JP Observer: Health policy advocate turns focus to mental illness

Attorney Steve Rosenfeld has had an incredible career spanning decades practicing law; working at the top levels of the executive branch of Massachusetts government; creating and working with ground-breaking nonprofit legal efforts and teaching law.

The Massachusetts native and Harvard Law School graduate was chief legal counsel to Gov. Michael Dukakis and his chief of staff for eight years. After that, he worked for Attorney General Frank Bellotti as chief of the Government Bureau for four.

Since the 1990s, health care justice has been a strong theme in his work. His law practice, Rosenfeld, Rafik & Sullivan, specializes in health access and health benefits law. He has litigated in all federal and state courts with jurisdiction in Massachusetts.

In 1995, he founded Health Law Advocates (HLA), where he is the volunteer legal director now. HLA, whose annual fundraisers draw nearly 1,000 people, is a public interest law firm that works to get access to health care for vulnerable residents of the state. Parity for mental health insurance coverage is just one of the causes where he has been successful.

He is or has been on the boards of many other non-profit organizations, including Health Care for All, a prime mover in the creation of sweeping health insurance reform in Massachusetts in 2006.

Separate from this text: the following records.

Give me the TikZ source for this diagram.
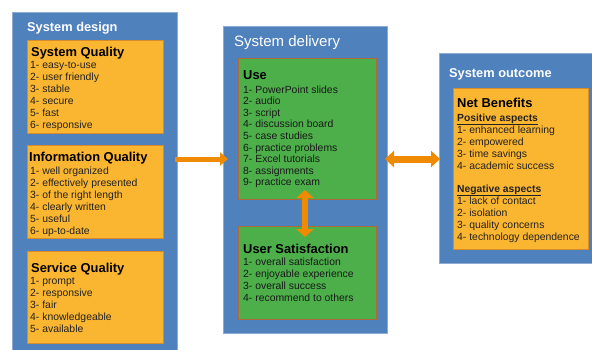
\documentclass[tikz,border=0pt]{standalone}
\usepackage{fontspec}
\setmainfont{Liberation Sans}
\usetikzlibrary{arrows.meta}

\definecolor{panelblue}{HTML}{4F81BD}
\definecolor{panelline}{HTML}{8FAAD3}
\definecolor{boxorange}{HTML}{FBB631}
\definecolor{orangeline}{HTML}{D98A2B}
\definecolor{boxgreen}{HTML}{4CAF4A}
\definecolor{greenline}{HTML}{B0683A}
\definecolor{arroworange}{HTML}{F08A00}
\definecolor{itemgray}{HTML}{222222}

\tikzset{
  panel/.style={draw=panelline, line width=0.6pt, fill=panelblue,
    anchor=north west, inner sep=0pt, outer sep=0pt},
  obox/.style={draw=orangeline, line width=0.6pt, fill=boxorange,
    anchor=north west, inner sep=0pt, outer sep=0pt},
  gbox/.style={draw=greenline, line width=0.6pt, fill=boxgreen,
    anchor=north west, inner sep=0pt, outer sep=0pt},
  paneltitle/.style={anchor=base west, inner sep=0pt, text=white,
    font=\bfseries\fontsize{12.8}{15}\selectfont},
  boxhead/.style={anchor=base west, inner sep=0pt, text=black,
    font=\bfseries\fontsize{12.9}{15}\selectfont},
  subhead/.style={anchor=base west, inner sep=0pt, text=itemgray,
    font=\bfseries\fontsize{10.3}{12}\selectfont},
  item/.style={anchor=base west, inner sep=0pt, text=itemgray,
    font=\fontsize{10.4}{12}\selectfont},
  bigarrow/.style={draw=arroworange, line width=5pt,
    -{Triangle[length=8pt,width=13pt]}},
  twowayarrow/.style={draw=arroworange, line width=#1,
    {Triangle[length=9pt,width=16pt]}-{Triangle[length=9pt,width=16pt]}},
}

\begin{document}
\begin{tikzpicture}[x=1pt, y=-1pt]
\useasboundingbox (0,0) rectangle (592,349);

% ---- System design ----
\node[panel, minimum width=165pt, minimum height=340pt] (design) at (12,12) {};
\node[paneltitle] (designtitle) at (27,31) {System design};

\node[obox, minimum width=136pt, minimum height=93pt] (sq) at (27,40) {};
\node[boxhead] (sqhead) at (31,56) {System Quality};
\foreach \t [count=\i] in {easy-to-use, user friendly, stable, secure, fast, responsive}
  \node[item] (sq\i) at (30, 56+12*\i) {\i- \t};

\node[obox, minimum width=136pt, minimum height=93pt] (iq) at (27,145) {};
\node[boxhead] (iqhead) at (29,161) {Information Quality};
\foreach \t [count=\i] in {well organized, effectively presented, of the right length,
    clearly written, useful, up-to-date}
  \node[item] (iq\i) at (30, 162+12*\i) {\i- \t};

\node[obox, minimum width=136pt, minimum height=92pt] (svq) at (27,251) {};
\node[boxhead] (svqhead) at (31,272) {Service Quality};
\foreach \t [count=\i] in {prompt, responsive, fair, knowledgeable, available}
  \node[item] (svq\i) at (30, 273+11.8*\i) {\i- \t};

% ---- System delivery ----
\node[panel, minimum width=164pt, minimum height=307pt] (delivery) at (223,26) {};
\node[anchor=base west, inner sep=0pt, text=white,
  font=\fontsize{15}{18}\selectfont] (deliverytitle) at (234,46) {System delivery};

\node[gbox, minimum width=138pt, minimum height=141pt] (use) at (238,58) {};
\node[boxhead] (usehead) at (243,79) {Use};
\foreach \t [count=\i] in {PowerPoint slides, audio, script, discussion board, case studies,
    practice problems, Excel tutorials, assignments, practice exam}
  \node[item, text=black!90] (use\i) at (243, 81.4+11.6*\i) {\i- \t};

\node[gbox, minimum width=138pt, minimum height=93pt] (us) at (238,226) {};
\node[boxhead] (ushead) at (243,253) {User Satisfaction};
\foreach \t [count=\i] in {overall satisfaction, enjoyable experience, overall success,
    recommend to others}
  \node[item, text=black!90] (us\i) at (243, 253+12*\i) {\i- \t};

% ---- System outcome ----
\node[panel, minimum width=160pt, minimum height=210pt] (outcome) at (439,53) {};
\node[paneltitle] (outcometitle) at (449,77) {System outcome};

\node[obox, minimum width=135pt, minimum height=161pt] (nb) at (453,88) {};
\node[boxhead] (nbhead) at (457,107) {Net Benefits};
\node[subhead] (pos) at (457,121) {\underline{Positive aspects}};
\foreach \t [count=\i] in {enhanced learning, empowered, time savings, academic success}
  \node[item] (pos\i) at (457, 121+12*\i) {\i- \t};
\node[subhead] (neg) at (457,192) {\underline{Negative aspects}};
\foreach \t [count=\i] in {lack of contact, isolation, quality concerns, technology dependence}
  \node[item] (neg\i) at (457, 192+12*\i) {\i- \t};

% ---- connectors ----
\draw[bigarrow] ([xshift=-2pt]design.east |- 0,159) -- ([xshift=5pt]delivery.west |- 0,159);
\draw[twowayarrow=7pt] ([xshift=-2pt]delivery.east |- 0,159) -- ([xshift=1pt]outcome.west |- 0,159);
\draw[draw=arroworange, line width=6pt,
  {Triangle[length=8pt,width=17pt]}-{Triangle[length=8pt,width=17pt]}]
  ([xshift=-2pt,yshift=9pt]use.south) -- ([xshift=-2pt,yshift=-11pt]us.north);
\end{tikzpicture}
\end{document}
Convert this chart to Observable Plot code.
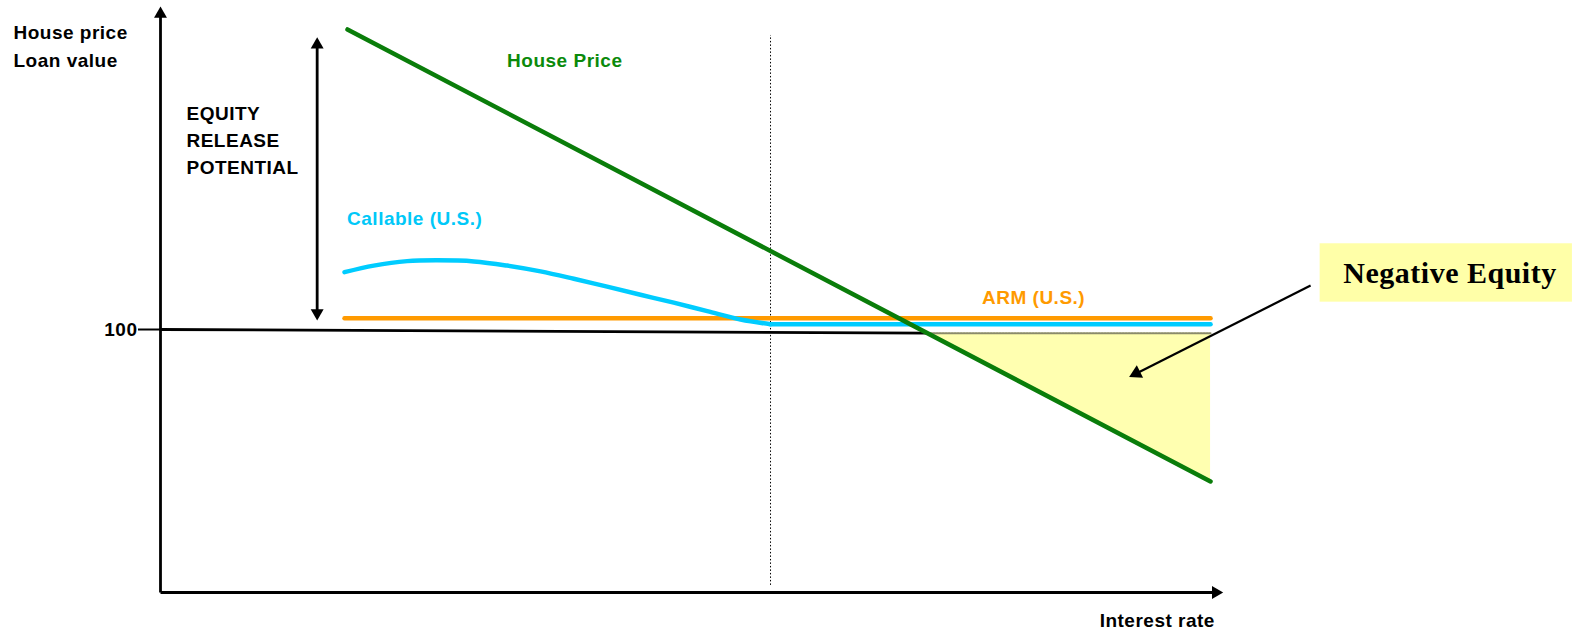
<!DOCTYPE html>
<html><head><meta charset="utf-8">
<script src="https://cdn.jsdelivr.net/npm/d3@7"></script>
<script src="https://cdn.jsdelivr.net/npm/@observablehq/plot@0.6"></script>
<style>
html,body{margin:0;padding:0;background:#fff;overflow:hidden}
svg text{letter-spacing:0.5px}
</style></head><body><div id="chart"></div>
<script>
// Schematic values: x = interest rate (0-100 units), y = price index (100 = initial loan value)
const housePrice = [{x: 17.64, y: 214.1}, {x: 99.06, y: 42.2}];
const callableCurve = [
  {x: 17.36, y: 121.8}, {x: 20.12, y: 124.3}, {x: 23.27, y: 126.0}, {x: 26.10, y: 126.3},
  {x: 29.56, y: 125.9}, {x: 32.71, y: 124.3}, {x: 35.85, y: 122.1}, {x: 38.99, y: 119.3},
  {x: 42.14, y: 116.3}, {x: 45.28, y: 113.2}, {x: 48.42, y: 110.2}, {x: 51.58, y: 107.0},
  {x: 54.72, y: 103.8}, {x: 57.55, y: 102.0}
];
const callableFlat = [{x: 57.55, y: 102.0}, {x: 99.06, y: 102.0}];
const arm = [{x: 17.36, y: 104.3}, {x: 99.06, y: 104.3}];
const loanLine = [{x: 0, y: 100}, {x: 72.35, y: 98.6}];
const negativeArea = [{x: 72.35, top: 98.6, bottom: 98.6}, {x: 99.06, top: 98.6, bottom: 42.2}];
const dividerX = [{x: 57.55, y1: 2.7, y2: 211.8}];
const equityArrow = [{x: 14.78, y1: 106.3, y2: 208.3}];
const axisLines = [{x1: 0, y1: 0, x2: 0, y2: 220.0}, {x1: 0, y1: 0, x2: 99.55, y2: 0}];
const arrowHeads = [
  {x: 0, y: 220.0, rot: 0, r: 4.8},      // y axis
  {x: 99.55, y: 0, rot: 90, r: 4.8},     // x axis
  {x: 14.78, y: 208.3, rot: 0, r: 4.8},  // equity arrow top
  {x: 14.78, y: 106.3, rot: 180, r: 4.8},// equity arrow bottom
  {x: 92.06, y: 83.3, rot: 243.2, r: 5.2} // negative equity pointer
];
const pointer = [{x1: 108.5, y1: 116.7, x2: 92.06, y2: 83.3}];
const yTicks = [100];
const blackLabels = [
  {x: -13.87, y: 210.3, text: "House price"},
  {x: -13.87, y: 200.0, text: "Loan value"},
  {x: 2.45, y: 179.5, text: "EQUITY"},
  {x: 2.45, y: 169.3, text: "RELEASE"},
  {x: 2.45, y: 159.3, text: "POTENTIAL"},
  {x: 88.6, y: -13.3, text: "Interest rate"}
];
const seriesLabels = [
  {x: 32.7, y: 199.7, text: "House Price", color: "#0b8a0b"},
  {x: 17.6, y: 139.9, text: "Callable (U.S.)", color: "#00c8f8"},
  {x: 77.5, y: 109.8, text: "ARM (U.S.)", color: "#ff9a00"}
];
const calloutBox = [{x1: 109.4, x2: 133.2, y1: 110.4, y2: 132.6}];
const calloutText = [{x: 121.65, y: 121.5, text: "Negative Equity"}];

const sans = "Liberation Sans, Arial, Helvetica, sans-serif";

const chart = Plot.plot({
  width: 1572,
  height: 631,
  marginLeft: 160,
  marginRight: 352,
  marginTop: 5,
  marginBottom: 39,
  style: {fontFamily: sans, background: "#fff", overflow: "visible"},
  x: {domain: [0, 100], axis: null},
  y: {domain: [0, 223.2], label: null},
  r: {type: "identity"},
  marks: [
    Plot.areaY(negativeArea, {x: "x", y1: "top", y2: "bottom", fill: "#ffffb0"}),
    Plot.line(negativeArea, {x: "x", y: "top", stroke: "#8a8a6a", strokeWidth: 2, strokeDasharray: "1.5,1.5"}),
    Plot.line(loanLine, {x: "x", y: "y", stroke: "black", strokeWidth: 2.8}),
    Plot.ruleX(dividerX, {x: "x", y1: "y1", y2: "y2", stroke: "black", strokeWidth: 1, strokeDasharray: "1.5,2"}),
    Plot.link(axisLines, {x1: "x1", y1: "y1", x2: "x2", y2: "y2", stroke: "black", strokeWidth: 2.8}),
    Plot.axisY(yTicks, {anchor: "left", tickSize: 22, tickPadding: 1, fontSize: 19, fontWeight: "bold", strokeWidth: 2, label: null, fill: "black"}),
    Plot.ruleX(equityArrow, {x: "x", y1: "y1", y2: "y2", stroke: "black", strokeWidth: 2.8}),
    Plot.line(arm, {x: "x", y: "y", stroke: "#ff9a00", strokeWidth: 4.5}),
    Plot.line(callableCurve, {x: "x", y: "y", stroke: "#00ccff", strokeWidth: 4.5, curve: "catmull-rom"}),
    Plot.line(callableFlat, {x: "x", y: "y", stroke: "#00ccff", strokeWidth: 4.5}),
    Plot.line(housePrice, {x: "x", y: "y", stroke: "#0a7d0a", strokeWidth: 4.5}),
    Plot.rect(calloutBox, {x1: "x1", x2: "x2", y1: "y1", y2: "y2", fill: "#ffffa8"}),
    Plot.link(pointer, {x1: "x1", y1: "y1", x2: "x2", y2: "y2", stroke: "black", strokeWidth: 2.2}),
    Plot.dot(arrowHeads, {x: "x", y: "y", r: "r", rotate: "rot", symbol: "triangle", fill: "black", stroke: "none"}),
    Plot.text(blackLabels, {x: "x", y: "y", text: "text", textAnchor: "start", lineAnchor: "bottom", fontSize: 19, fontWeight: "bold", fontFamily: sans, fill: "black"}),
    Plot.text(seriesLabels, {x: "x", y: "y", text: "text", textAnchor: "start", lineAnchor: "bottom", fontSize: 19, fontWeight: "bold", fontFamily: sans, fill: "color"}),
    Plot.text(calloutText, {x: "x", y: "y", text: "text", textAnchor: "middle", lineAnchor: "middle", fontSize: 30, fontWeight: "bold", fontFamily: "Liberation Serif, Times New Roman, serif", fill: "black"})
  ]
});
document.getElementById("chart").appendChild(chart);
</script></body></html>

Because of his long history of commitment to public issues, it was somewhat shocking to hear the 12-year Jamaica Plain resident say that he is “evidence that one can find one’s calling at age 72.”

Most people would think he found it long ago. But perhaps his lifelong commitment to health care justice was the perfect prelude.

Rosenfeld explained in an interview last week that his life has “risen to a new level of commitment and satisfaction,” since he started working as a volunteer with the state chapter of the National Alliance on Mental Illness (NAMI). He has three sons with mental illness, he said.

“One day, about three-and-half years ago, I faced the reality that I was functionally illiterate about mental illness, that I needed to know more,” he said. “I talked to professionals and families, and that led me to NAMI.” Now he is on the board of NAMI Massachusetts.

Rosenfeld and his wife, Margot Botsford, associate justice of the Supreme Judicial Court of Massachusetts, live in a modest second floor condo in Hyde Square.

The Family-to-Family program, with a two-and-a-half-hour session every week for 12 weeks, helped him and his wife learn about the process of recognizing, coping with and accepting mental illness in the family, he said.

Rosenfeld said the experience was so meaningful to him, he then trained to teach the course, which has been around for 20 years and has had more than 300,000 participants. Family-to-Family offers education and support with a set curriculum.

“People share amazing stories,” said Rosenfeld, who recently taught the course. “Struggling with a family member with mental illness is so isolating. You learn you are not alone.”